L’action va commencer... Tout à coup un homme enfonce l’éperon dans les flancs de son cheval et sort des bataillons de Pizarre. C’est l’un de ses principaux officiers, Cepeda, qui va se rendre à Gasca. Garcilasso de la Vega et d’autres officiers le suivent : l’armée rebelle, déconcertée, chancelle un moment : en moins d’une demi-heure, elle est dispersée et passe à l’ennemi. Pizarre, demeuré seul avec quelques hommes, s’écrie : Que nous reste-t-il donc ? – À mourir, lui dit un de ses vieux officiers. Mais Pizarre n’eut point ce courage, il se rendit. Ainsi fut exaucé le vœu constant de Gasca de ne point tremper les mains dans le sang de ses concitoyens.

Les cruautés ordinaires dans les guerres civiles de ce pays ne souillèrent point une si belle victoire. On ne punit que Pizarre et un petit nombre des principaux traîtres, qui eurent la tête tranchée.
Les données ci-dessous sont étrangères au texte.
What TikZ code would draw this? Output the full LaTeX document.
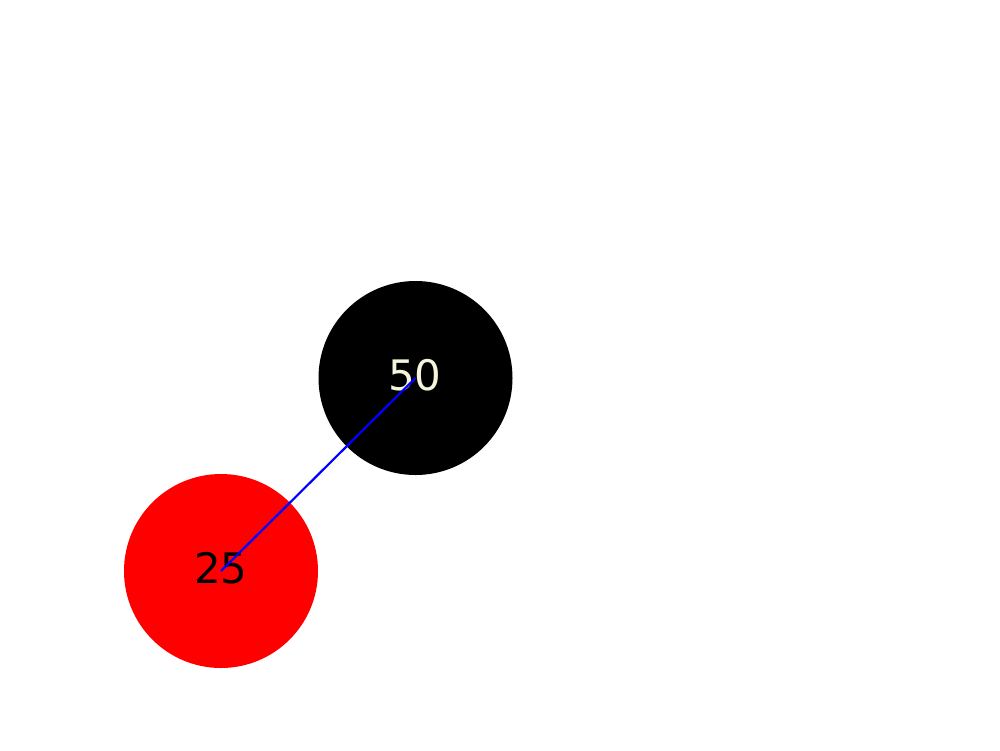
\documentclass[tikz,border=0pt]{standalone}
\usepackage{fontspec}
\setmainfont{DejaVu Sans}
\definecolor{ivorytext}{HTML}{F5F5DC}
\begin{document}
\begin{tikzpicture}[x=1pt,y=-1pt,
  treenode/.style={circle,minimum size=194pt,inner sep=0pt,draw=none},
  lbl/.style={font=\fontsize{42}{42}\selectfont},
  edge/.style={draw=blue,line width=2.2pt}]
\useasboundingbox (0,0) rectangle (1000,750);
\node[treenode,fill=black] (n50) at (415.5,378) {};
\node[treenode,fill=red] (n25) at (221,571) {};
\node[lbl,text=ivorytext] (t50) at (415,375.5) {50};
\node[lbl,text=black] (t25) at (221,568.5) {25};
\draw[edge] (n50.center) -- (n25.center);
\end{tikzpicture}
\end{document}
Mais la mission de Gasca n’était point finie.

Il avait à calmer un pays agité par de longues discordes ; il fallait occuper des troupes composées d’aventuriers dangereux. Gasca leur distribua le terrain conquis, et disposa d’une propriété qui passait un revenu annuel de deux millions de pesos, sans se réserver une obole. Chose étrange, qui ne surprend point ceux qui connaissent les hommes, mais qui doit faire pâlir ceux qui aspirent à les gouverner, les passions les plus mauvaises et les plus violentes éclatèrent contre cette distribution. Pierre de la Gasca fut accablé de calomnies et de menaces. Les mécontents cherchèrent un chef contre lui. Mais Gasca seul n’en fut point étonné ; il avait tout prévu, et ne fut point pris en défaut. Voyant bien dès longtemps que le feu couvait sous la cendre, il se remit à l’œuvre avec patience. Il adoucit les mécontents par des gratifications, il fortifia l’autorité future, il établit une administration régulière ; il prit des mesures pour défendre les Indiens de l’oppression, et les faire instruire dans la vraie religion ; il constitua toutes choses sur des bases durables. Jugeant alors qu’il lui était permis de rentrer dans la vie privée, il fit voile pour l’Espagne, et après avoir calmé une révolte terrible, après avoir conquis et restauré un royaume sans armée, sans flotte, sans argent, il remit le pied sur le sol de sa patrie, comme il en était sorti, avec sa soutane et son bréviaire.

On le reçut avec l’admiration universelle que méritaient de telles vertus et de tels talents. L’empereur Charles lui témoigna sa reconnaissance et le fit évêque de Palencia, mais Pierre de la Gasca s’alla cacher aussitôt dans sa retraite, où il mourut.

 

 

 

Édouard OURLIAC, Dernières nouvelles, 1875.